TTB’ye yapılan saldırıya gerekçe gösterilen açıklamaları kendi ifadesiyle de dile getirildiği gibi böylesi bir birikime sahip bir bilim insaninin uzmanlık alanına dair izlenimlerdir. Buna karşın kendisine yapılan gözaltı hukuka aykırı, hukuk boyutlarını aşan orantısız bir girişimdir. Savcılık makamına giderek ifade vereceğini yazılı olarak bildiren bir insanın gözaltına alınması hukuka aykırı ve kabul edilebilir değildir. TTB’nin bir linç kampanyasına ve kapatılma tehdidine maruz kalmasına varan bu uygulama demokrasi ve halkın sağlığına yönelik en ağır saldırıdır. Son yıllarda dozu giderek artan ve konser yasaklamalara kadar varan, her türden muhalif görünen sesi susturmaya azmetmiş, akıl dışı bir zihniyetin ürünüdür.

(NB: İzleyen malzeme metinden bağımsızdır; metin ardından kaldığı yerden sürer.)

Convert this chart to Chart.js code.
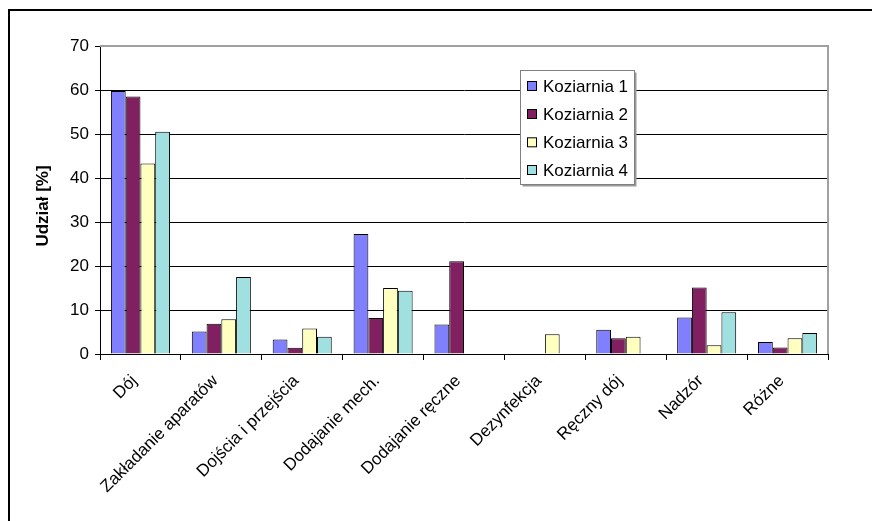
<!DOCTYPE html>
<html>
<head>
<meta charset="utf-8">
<script src="https://cdn.jsdelivr.net/npm/chart.js@4"></script>
<style>
html,body{margin:0;padding:0;background:#fff;}
#wrap{width:872px;height:521px;position:relative;}
</style>
</head>
<body>
<div id="wrap"><canvas id="c" width="872" height="521"></canvas></div>
<script>
const categories = ['Dój','Zakładanie aparatów','Dojścia i przejścia','Dodajanie mech.','Dodajanie ręczne','Dezynfekcja','Ręczny dój','Nadzór','Różne'];
const seriesNames = ['Koziarnia 1','Koziarnia 2','Koziarnia 3','Koziarnia 4'];
const koziarnia1 = [59.8, 5.1, 3.3, 27.3, 6.7, 0, 5.5, 8.3, 2.7];
const koziarnia2 = [58.5, 6.9, 1.4, 8.2, 21.1, 0, 3.6, 15.1, 1.5];
const koziarnia3 = [43.3, 7.9, 5.8, 15.0, 0, 4.5, 3.9, 2.0, 3.6];
const koziarnia4 = [50.5, 17.5, 3.9, 14.4, 0, 0, 0, 9.5, 4.8];
const yTicks = [0,10,20,30,40,50,60,70];
const yTitle = 'Udział [%]';

const colors = ['#8080ff','#802060','#ffffc0','#a0e0e0'];
const seriesData = [koziarnia1,koziarnia2,koziarnia3,koziarnia4];
const FONT = '"Liberation Sans", Arial, sans-serif';

const framePlugin = {
  id:'frame',
  afterDraw(chart){
    const ctx = chart.ctx, a = chart.chartArea;
    ctx.save();
    // outer frame
    ctx.strokeStyle = '#000'; ctx.lineWidth = 2;
    ctx.beginPath();
    ctx.moveTo(9, 530); ctx.lineTo(9, 10); ctx.lineTo(880, 10);
    ctx.stroke();
    // plot area border top/right
    ctx.strokeStyle = '#a0a0a0'; ctx.lineWidth = 2;
    ctx.beginPath();
    ctx.moveTo(a.left, a.top); ctx.lineTo(a.right, a.top); ctx.lineTo(a.right, a.bottom);
    ctx.stroke();
    // y axis title
    ctx.save();
    ctx.translate(43, 206);
    ctx.rotate(-Math.PI/2);
    ctx.font = 'bold 17px ' + FONT;
    ctx.fillStyle = '#000';
    ctx.textAlign = 'center';
    ctx.textBaseline = 'middle';
    ctx.fillText(yTitle, 0, 0);
    ctx.restore();
    // legend
    const lx = 520.5, ly = 70.5, lw = 114, lh = 114;
    ctx.fillStyle = '#9a9a9a';
    ctx.fillRect(lx+2, ly+2, lw, lh);
    ctx.fillStyle = '#fff';
    ctx.fillRect(lx, ly, lw, lh);
    ctx.strokeStyle = '#808080'; ctx.lineWidth = 1;
    ctx.strokeRect(lx, ly, lw, lh);
    ctx.font = '17px ' + FONT;
    ctx.textBaseline = 'middle';
    ctx.textAlign = 'left';
    const ys = [86, 114, 142.3, 170];
    chart.data.datasets.forEach((ds, i) => {
      ctx.fillStyle = ds.backgroundColor;
      ctx.fillRect(527.5, ys[i]-4.5, 9, 9);
      ctx.strokeStyle = '#000';
      ctx.strokeRect(527.5, ys[i]-4.5, 9, 9);
      ctx.fillStyle = '#000';
      ctx.fillText(ds.label, 543, ys[i]+1);
    });
    ctx.restore();
  }
};

new Chart(document.getElementById('c'), {
  type:'bar',
  data:{
    labels: categories,
    datasets: seriesNames.map((n,i)=>({
      label:n, data:seriesData[i], backgroundColor:colors[i],
      borderColor:'#000', borderWidth:1,
      categoryPercentage:0.73, barPercentage:1.0
    }))
  },
  options:{
    responsive:false, animation:false,
    devicePixelRatio:1,
    layout:{padding:{left:0, top:46, right:44, bottom:0}},
    plugins:{legend:{display:false}, tooltip:{enabled:false}},
    scales:{
      x:{
        grid:{display:true, offset:true, drawOnChartArea:false, drawTicks:true, tickLength:6, color:'#000'},
        border:{display:true, color:'#000', width:1},
        ticks:{color:'#000', font:{family:FONT, size:17}, minRotation:45, maxRotation:45, autoSkip:false, padding:11, labelOffset:-6},
        afterFit(s){ s.height = 167; }
      },
      y:{
        min:0, max:70,
        afterBuildTicks(s){ s.ticks = yTicks.map(v=>({value:v})); },
        grid:{color:'#000', lineWidth:1, drawTicks:true, tickLength:5},
        border:{display:true, color:'#000', width:1},
        ticks:{color:'#000', font:{family:FONT, size:17}, padding:6},
        afterFit(s){ s.width = 100; }
      }
    }
  },
  plugins:[framePlugin]
});
</script>
</body>
</html>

Tarihinin her aşamasında ve her koşulda halkın sağlığı ve iyi hekimlik için çalışan, ülkenin demokratik yaşamında vazgeçilmez bir yeri olan TTB gibi köklü bir kuruma yapılan saldırı ve kapatma girişimi demokrasi ve özgürlükler anlamında çok ciddi yıkımlara yol açacaktır, bir an bile düşünülmesi mümkün değildir.
İstanbul Tabip Odası, TTB başkanı Şebnem Korur Fincancı’nın açıklamaları bahane edilerek yıllardır sürdürülen TTB’yi kapatma girişimleri karşısında hukuktan ve tabanından aldığı güçle her tür saldırıya karşı mücadelesini sürdürecektir.”

İstanbul Tabip Odası’nın binasına “Şebnem Korur Fincancı yalnız değildir” pankartı da asıldı.